Print, word for word, the opening line of the data below and every line after it through the line that contains "9500, 9100, 4600, 4200, 13400, 2800, 21000, 30400]", but not the pictures.

-- START OF Source material --

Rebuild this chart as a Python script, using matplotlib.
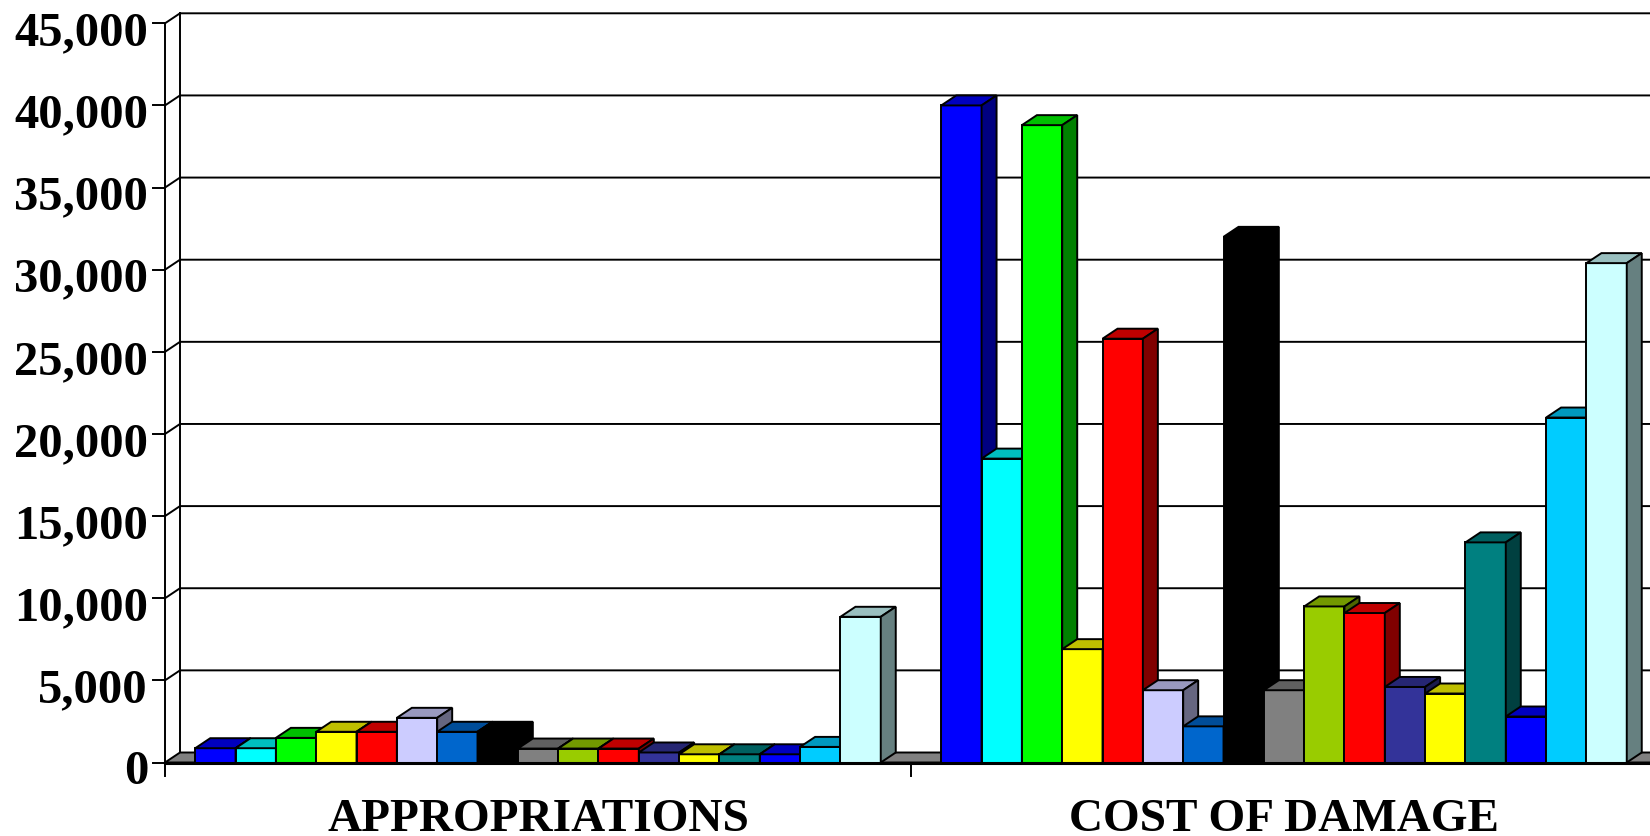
import matplotlib
matplotlib.use("Agg")
import matplotlib.pyplot as plt
import numpy as np
from matplotlib.colors import to_rgb
from matplotlib.patches import Polygon

# Data
# -----------------------------------------------------------
categories = ["APPROPRIATIONS", "COST OF DAMAGE"]

series_colors = [
    "#0000FF", "#00FFFF", "#00FF00", "#FFFF00", "#FF0000", "#CCCCFF",
    "#0066CC", "#000000", "#808080", "#99CC00", "#FF0000", "#333399",
    "#FFFF00", "#008080", "#0000FF", "#00CCFF", "#CCFFFF",
]

appropriations = [870, 870, 1500, 1870, 1870, 2720, 1870, 1870, 850,
                  850, 850, 610, 500, 500, 500, 950, 8870]
cost_of_damage = [40000, 18500, 38800, 6900, 25800, 4400, 2200, 32000, 4400,
                  9500, 9100, 4600, 4200, 13400, 2800, 21000, 30400]

y_ticks = [0, 5000, 10000, 15000, 20000, 25000, 30000, 35000, 40000, 45000]
y_tick_labels = ["0", "5,000", "10,000", "15,000", "20,000", "25,000",
                 "30,000", "35,000", "40,000", "45,000"]

values = [appropriations, cost_of_damage]

# Layout
# -----------------------------------------------------------
W, H, DPI = 1650, 837, 100
fig = plt.figure(figsize=(W / DPI, H / DPI), dpi=DPI)
fig.patch.set_facecolor("white")

ax_left, ax_bottom = 165, 73.5          # pixels
ax_w, ax_h = 1492, 739.2
ax = fig.add_axes([ax_left / W, ax_bottom / H, ax_w / W, ax_h / H])
ymax = y_ticks[-1]
ax.set_xlim(0, len(categories))
ax.set_ylim(0, ymax)
ax.axis("off")

# 3-D depth offset, converted from pixels to data units
px_x = ax_w / len(categories)
px_y = ax_h / ymax
dx, dy = 15 / px_x, 10 / px_y

LW = 1.4
font = dict(family="Liberation Serif", weight="bold")

# Walls, gridlines and ticks
for v, lab in zip(y_ticks, y_tick_labels):
    if v > 0:
        ax.plot([0, dx, len(categories) + dx], [v, v + dy, v + dy],
                color="black", lw=LW, clip_on=False, zorder=1,
                solid_joinstyle="miter")
    ax.plot([-12 / px_x, 0], [v, v], color="black", lw=LW, clip_on=False, zorder=1)
    ax.annotate(lab, (0, v), xytext=(-17, -21), textcoords="offset pixels",
                ha="right", va="baseline", fontsize=35, **font)

ax.plot([0, 0], [-13 / px_y, ymax], color="black", lw=LW, clip_on=False, zorder=1)
ax.plot([dx, dx], [dy, ymax + dy], color="black", lw=LW, clip_on=False, zorder=1)
for i in range(1, len(categories) + 1):
    ax.plot([i, i], [-13 / px_y, 0], color="black", lw=LW, clip_on=False, zorder=1)

# Floor
n_cat = len(categories)
floor = Polygon([(0, 0), (n_cat, 0), (n_cat + dx, dy), (dx, dy)],
                closed=True, facecolor="#808080", edgecolor="black",
                lw=LW, clip_on=False, zorder=2)
ax.add_patch(floor)


def shade(color, k):
    return tuple(np.array(to_rgb(color)) * k)


def draw_bar(x0, w, h, color):
    front = [(x0, 0), (x0 + w, 0), (x0 + w, h), (x0, h)]
    top = [(x0, h), (x0 + w, h), (x0 + w + dx, h + dy), (x0 + dx, h + dy)]
    side = [(x0 + w, 0), (x0 + w + dx, dy), (x0 + w + dx, h + dy), (x0 + w, h)]
    for pts, k in ((front, 1.0), (top, 0.75), (side, 0.5)):
        ax.add_patch(Polygon(pts, closed=True, facecolor=shade(color, k),
                             edgecolor="black", lw=LW, clip_on=False,
                             zorder=3, joinstyle="miter"))


n_series = len(series_colors)
bar_w = 1 / (n_series + 1.5)
offset = 0.75 * bar_w
for ci, vals in enumerate(values):
    for si, (v, c) in enumerate(zip(vals, series_colors)):
        draw_bar(ci + offset + si * bar_w, bar_w, v, c)

# thick front edge of the floor
ax.plot([0, n_cat], [0, 0], color="black", lw=2.2, clip_on=False, zorder=4)

for ci, name in enumerate(categories):
    ax.annotate(name, (ci + 0.5, 0), xytext=(0, -68), textcoords="offset pixels",
                ha="center", va="baseline", fontsize=34, **font)

fig.savefig("out.png", dpi=DPI)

-- END OF Source material --

- Exercise answer
Rebuild this chart as a Python script, using matplotlib.
import matplotlib
matplotlib.use("Agg")
import matplotlib.pyplot as plt
import numpy as np
from matplotlib.colors import to_rgb
from matplotlib.patches import Polygon

# Data
# -----------------------------------------------------------
categories = ["APPROPRIATIONS", "COST OF DAMAGE"]

series_colors = [
    "#0000FF", "#00FFFF", "#00FF00", "#FFFF00", "#FF0000", "#CCCCFF",
    "#0066CC", "#000000", "#808080", "#99CC00", "#FF0000", "#333399",
    "#FFFF00", "#008080", "#0000FF", "#00CCFF", "#CCFFFF",
]

appropriations = [870, 870, 1500, 1870, 1870, 2720, 1870, 1870, 850,
                  850, 850, 610, 500, 500, 500, 950, 8870]
cost_of_damage = [40000, 18500, 38800, 6900, 25800, 4400, 2200, 32000, 4400,
                  9500, 9100, 4600, 4200, 13400, 2800, 21000, 30400]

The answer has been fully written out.